Jamaica Tourist Board, Anguilla Tourist Board, and Hong Kong Tourism Board each unveiled major campaigns between January and March 2025. The cadence matters. Three mid-tier jurisdictions—none sharing a parent ministry—moved within 90 days of each other. Either they see the same calendar pressure or they're watching the same competitor.
Jamaica debuted a community-tourism campaign positioning local interaction as the primary draw. Anguilla refreshed its luxury-resort messaging ahead of the winter-2026 booking window. Hong Kong launched a visitor-reactivation push targeting long-haul Western markets after three years of border friction. The campaigns differ in creative, but the timing clusters too tightly to ignore. Destination boards rarely synchronize unless they're responding to the same capital signal—tour-operator budget cycles, airline capacity planning, or a shared fear of being the last name mentioned in a single-family-office travel memo.
The pattern suggests tourism boards now operate on venture-style launch windows. If you miss the January-March push, you cede six months of conversation to whoever moved first. Anguilla and Jamaica compete for the same ultra-high-net-worth winter traveler. Hong Kong competes for the same long-haul travel budget. The overlap isn't geographic—it's budgetary. Families allocating $150,000 to $400,000 in annual travel don't split that spend by region. They split it by who asked first and who made the ask memorable.
The Jamaica campaign emphasizes community tourism, a term that didn't exist in board vernacular five years ago. It signals awareness that the product isn't weather and beaches—it's access to local networks the typical package tour doesn't surface. Anguilla's refresh targets the same realization from the opposite direction: luxury resorts now sell themselves as gateways to islands, not replacements for them. Hong Kong's reactivation push is blunter. It acknowledges three years of lost visibility and attempts to rebuild consideration from zero. All three moves recognize that destination preference is no longer passive—it requires active, recurring persuasion.
Operators should watch two follow-on sequences. First, whether secondary Caribbean boards—Saint Lucia, Barbados, Turks and Caicos—launch refreshes between April and June 2025, confirming this was a shared playbook. Second, whether Hong Kong's push triggers counter-campaigns from Singapore or Dubai, both of which compete for the same stopover traffic.

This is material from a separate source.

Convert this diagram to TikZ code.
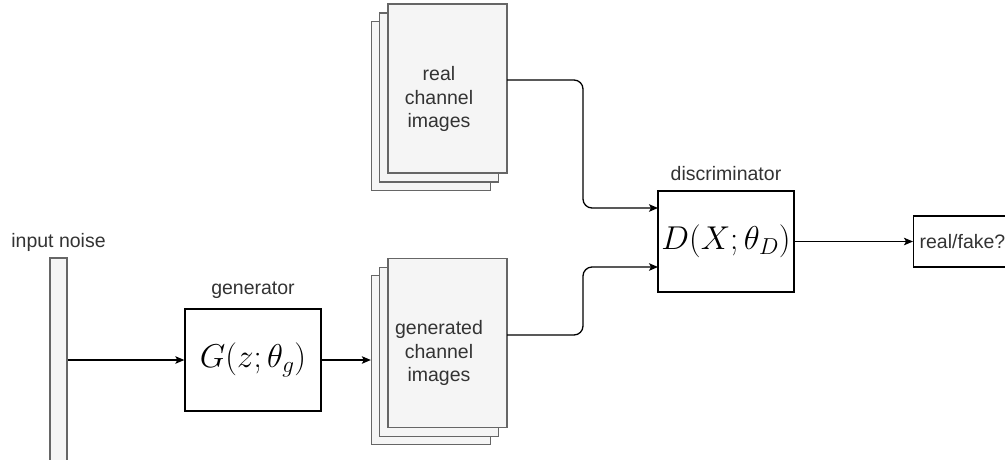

If either sequence unfolds, the January-March cluster becomes a template, not an anomaly.
The intelligence-desk question isn't whether these campaigns succeed. It's whether tourism boards now operate on quarterly launch cycles instead of annual ones, and whether that compression favors jurisdictions with faster creative-approval chains. The boards that moved in Q1 2025 just raised the cost of silence for everyone else.